• [Work instructions]: For the entries below, copy exactly the line that contains "Write the matplotlib code for this chart." through the line that contains "plt.rcParams['font.family'] = ['Open", both ends included, and exclude all pictures.

• [Recorded data]:
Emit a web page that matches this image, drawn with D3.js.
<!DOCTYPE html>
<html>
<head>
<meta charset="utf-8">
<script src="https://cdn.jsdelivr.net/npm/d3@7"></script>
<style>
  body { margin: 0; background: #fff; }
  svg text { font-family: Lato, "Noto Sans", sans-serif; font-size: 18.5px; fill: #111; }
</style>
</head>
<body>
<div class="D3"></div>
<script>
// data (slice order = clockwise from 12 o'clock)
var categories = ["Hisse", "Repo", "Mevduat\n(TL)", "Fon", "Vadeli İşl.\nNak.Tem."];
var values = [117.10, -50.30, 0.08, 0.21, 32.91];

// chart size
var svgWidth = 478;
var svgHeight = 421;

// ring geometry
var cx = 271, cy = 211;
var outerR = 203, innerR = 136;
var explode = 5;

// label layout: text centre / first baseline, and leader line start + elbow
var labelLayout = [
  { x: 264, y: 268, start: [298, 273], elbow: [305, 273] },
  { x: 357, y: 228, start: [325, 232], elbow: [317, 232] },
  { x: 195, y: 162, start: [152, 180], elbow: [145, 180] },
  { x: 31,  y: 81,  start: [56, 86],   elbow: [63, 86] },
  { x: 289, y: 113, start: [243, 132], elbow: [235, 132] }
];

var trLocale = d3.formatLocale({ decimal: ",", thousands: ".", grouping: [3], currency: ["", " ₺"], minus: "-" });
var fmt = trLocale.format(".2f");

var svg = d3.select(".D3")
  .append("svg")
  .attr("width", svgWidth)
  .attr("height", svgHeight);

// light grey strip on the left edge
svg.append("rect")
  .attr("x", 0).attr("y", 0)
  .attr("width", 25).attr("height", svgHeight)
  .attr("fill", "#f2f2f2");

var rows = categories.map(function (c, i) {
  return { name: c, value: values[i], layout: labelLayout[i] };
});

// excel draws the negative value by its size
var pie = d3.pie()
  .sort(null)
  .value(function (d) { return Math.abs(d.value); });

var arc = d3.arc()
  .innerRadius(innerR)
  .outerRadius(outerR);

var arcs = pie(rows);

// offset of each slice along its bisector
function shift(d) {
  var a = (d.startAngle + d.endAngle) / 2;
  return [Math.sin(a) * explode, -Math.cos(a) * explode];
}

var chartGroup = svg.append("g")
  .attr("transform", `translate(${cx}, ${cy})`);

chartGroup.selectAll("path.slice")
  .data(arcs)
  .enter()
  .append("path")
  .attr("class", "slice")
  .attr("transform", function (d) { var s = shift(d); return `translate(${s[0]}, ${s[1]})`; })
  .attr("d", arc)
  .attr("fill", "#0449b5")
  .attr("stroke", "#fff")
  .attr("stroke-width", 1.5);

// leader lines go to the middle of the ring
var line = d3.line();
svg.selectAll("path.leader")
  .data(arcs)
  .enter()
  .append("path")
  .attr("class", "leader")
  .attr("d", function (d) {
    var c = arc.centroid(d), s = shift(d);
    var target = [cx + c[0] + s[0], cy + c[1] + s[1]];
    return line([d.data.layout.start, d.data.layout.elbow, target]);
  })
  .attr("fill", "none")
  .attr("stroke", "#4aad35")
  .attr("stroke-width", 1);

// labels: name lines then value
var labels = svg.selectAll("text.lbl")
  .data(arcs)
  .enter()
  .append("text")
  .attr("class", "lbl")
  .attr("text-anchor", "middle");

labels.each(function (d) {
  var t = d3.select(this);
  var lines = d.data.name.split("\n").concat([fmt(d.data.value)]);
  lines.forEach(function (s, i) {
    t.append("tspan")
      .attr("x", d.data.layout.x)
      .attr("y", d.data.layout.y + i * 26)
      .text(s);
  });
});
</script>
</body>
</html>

==

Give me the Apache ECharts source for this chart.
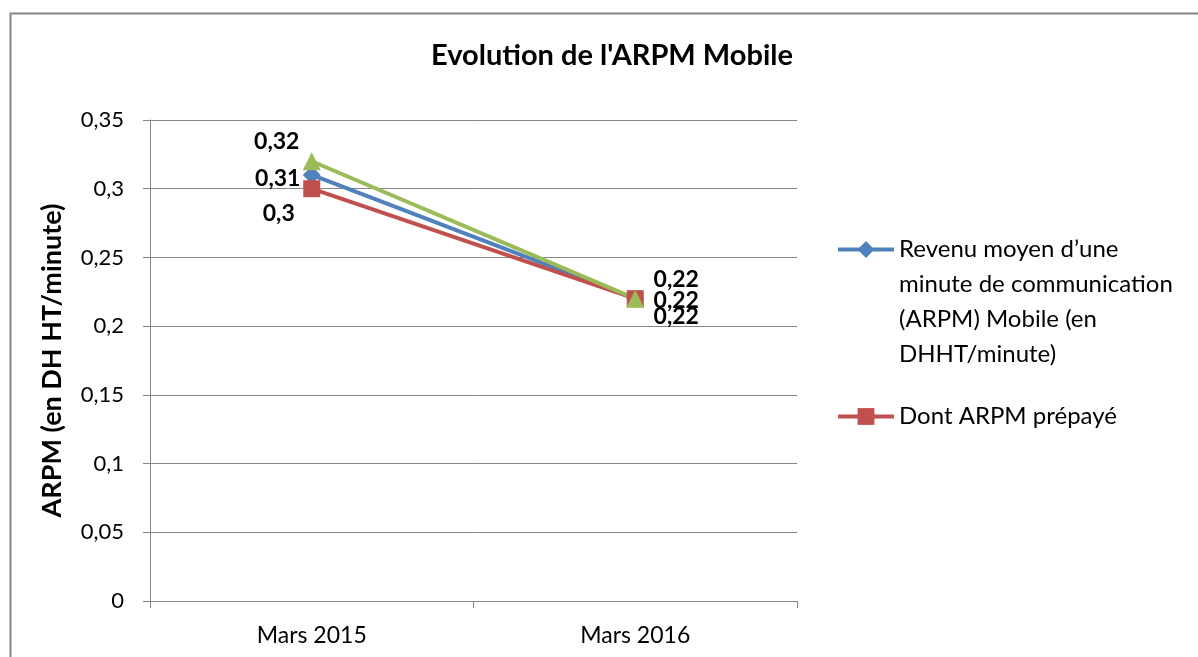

---

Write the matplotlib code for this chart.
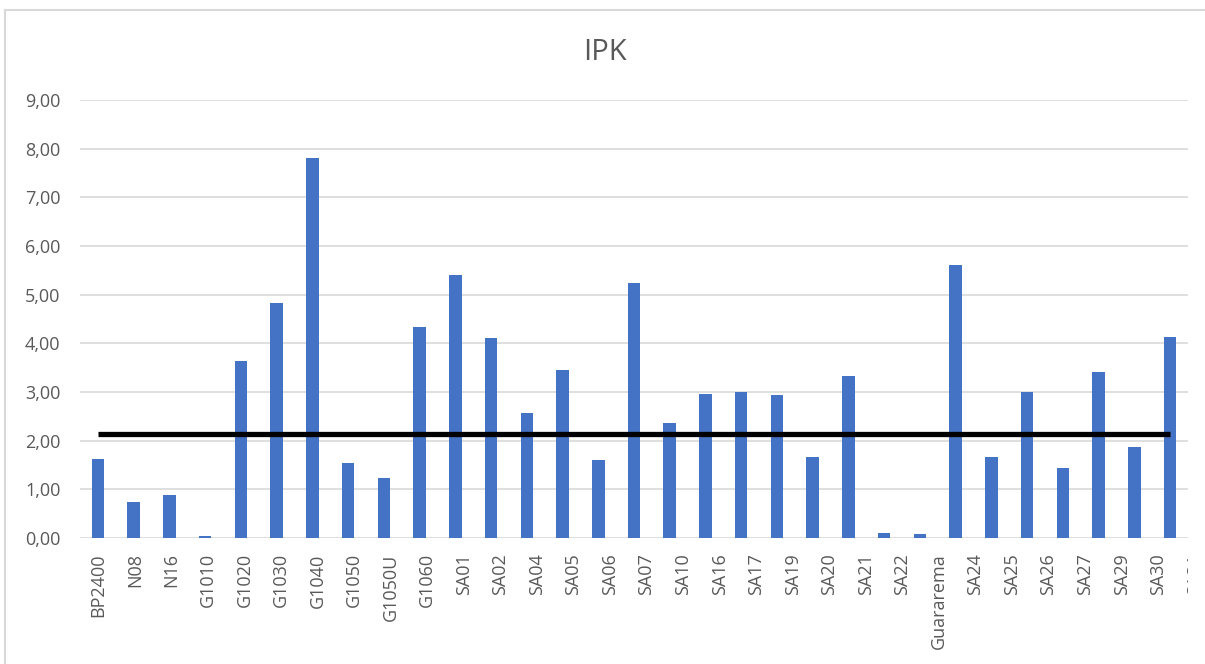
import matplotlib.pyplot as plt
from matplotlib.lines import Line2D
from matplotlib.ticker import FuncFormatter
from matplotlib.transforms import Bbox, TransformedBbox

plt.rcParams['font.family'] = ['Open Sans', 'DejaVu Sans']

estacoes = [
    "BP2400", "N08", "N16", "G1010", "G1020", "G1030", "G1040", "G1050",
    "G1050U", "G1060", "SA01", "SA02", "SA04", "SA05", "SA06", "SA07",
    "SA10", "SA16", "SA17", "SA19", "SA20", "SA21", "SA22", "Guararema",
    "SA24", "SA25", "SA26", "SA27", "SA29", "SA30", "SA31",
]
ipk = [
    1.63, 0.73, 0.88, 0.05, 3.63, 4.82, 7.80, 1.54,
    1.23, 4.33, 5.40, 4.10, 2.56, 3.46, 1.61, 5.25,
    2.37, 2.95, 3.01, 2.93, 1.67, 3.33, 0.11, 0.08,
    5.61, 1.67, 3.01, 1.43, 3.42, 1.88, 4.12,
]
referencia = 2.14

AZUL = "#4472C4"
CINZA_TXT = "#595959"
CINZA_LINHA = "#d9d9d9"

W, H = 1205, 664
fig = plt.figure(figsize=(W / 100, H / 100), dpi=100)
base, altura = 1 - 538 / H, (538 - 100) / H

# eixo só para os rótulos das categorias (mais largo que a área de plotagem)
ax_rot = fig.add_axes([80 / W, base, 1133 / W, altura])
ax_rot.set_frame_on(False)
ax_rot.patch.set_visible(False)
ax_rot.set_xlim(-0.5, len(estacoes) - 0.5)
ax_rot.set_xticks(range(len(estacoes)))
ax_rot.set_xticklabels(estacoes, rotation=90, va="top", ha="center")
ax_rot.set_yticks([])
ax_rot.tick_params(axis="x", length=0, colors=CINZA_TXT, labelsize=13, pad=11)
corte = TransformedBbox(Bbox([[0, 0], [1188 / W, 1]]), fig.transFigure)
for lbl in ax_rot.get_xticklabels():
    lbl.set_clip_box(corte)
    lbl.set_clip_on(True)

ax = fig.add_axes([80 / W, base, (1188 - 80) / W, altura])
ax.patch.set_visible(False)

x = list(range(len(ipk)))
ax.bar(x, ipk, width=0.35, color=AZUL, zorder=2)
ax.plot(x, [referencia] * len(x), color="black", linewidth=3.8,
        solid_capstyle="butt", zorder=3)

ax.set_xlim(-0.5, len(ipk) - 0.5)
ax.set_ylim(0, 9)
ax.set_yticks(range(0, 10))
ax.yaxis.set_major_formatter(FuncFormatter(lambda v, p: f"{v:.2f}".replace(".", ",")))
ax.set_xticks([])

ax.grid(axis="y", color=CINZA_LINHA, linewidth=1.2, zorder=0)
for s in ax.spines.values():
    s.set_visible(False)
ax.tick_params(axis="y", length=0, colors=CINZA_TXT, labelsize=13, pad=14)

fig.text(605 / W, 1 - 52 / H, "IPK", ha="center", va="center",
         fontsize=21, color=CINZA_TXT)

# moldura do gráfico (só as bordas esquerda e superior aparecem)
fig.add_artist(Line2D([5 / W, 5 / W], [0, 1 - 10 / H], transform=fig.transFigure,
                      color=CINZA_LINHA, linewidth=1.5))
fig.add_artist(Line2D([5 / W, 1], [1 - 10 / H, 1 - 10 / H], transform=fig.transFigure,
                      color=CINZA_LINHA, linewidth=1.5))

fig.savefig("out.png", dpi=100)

• [Written reply]:
Write the matplotlib code for this chart.
import matplotlib.pyplot as plt
from matplotlib.lines import Line2D
from matplotlib.ticker import FuncFormatter
from matplotlib.transforms import Bbox, TransformedBbox

plt.rcParams['font.family'] = ['Open Sans', 'DejaVu Sans']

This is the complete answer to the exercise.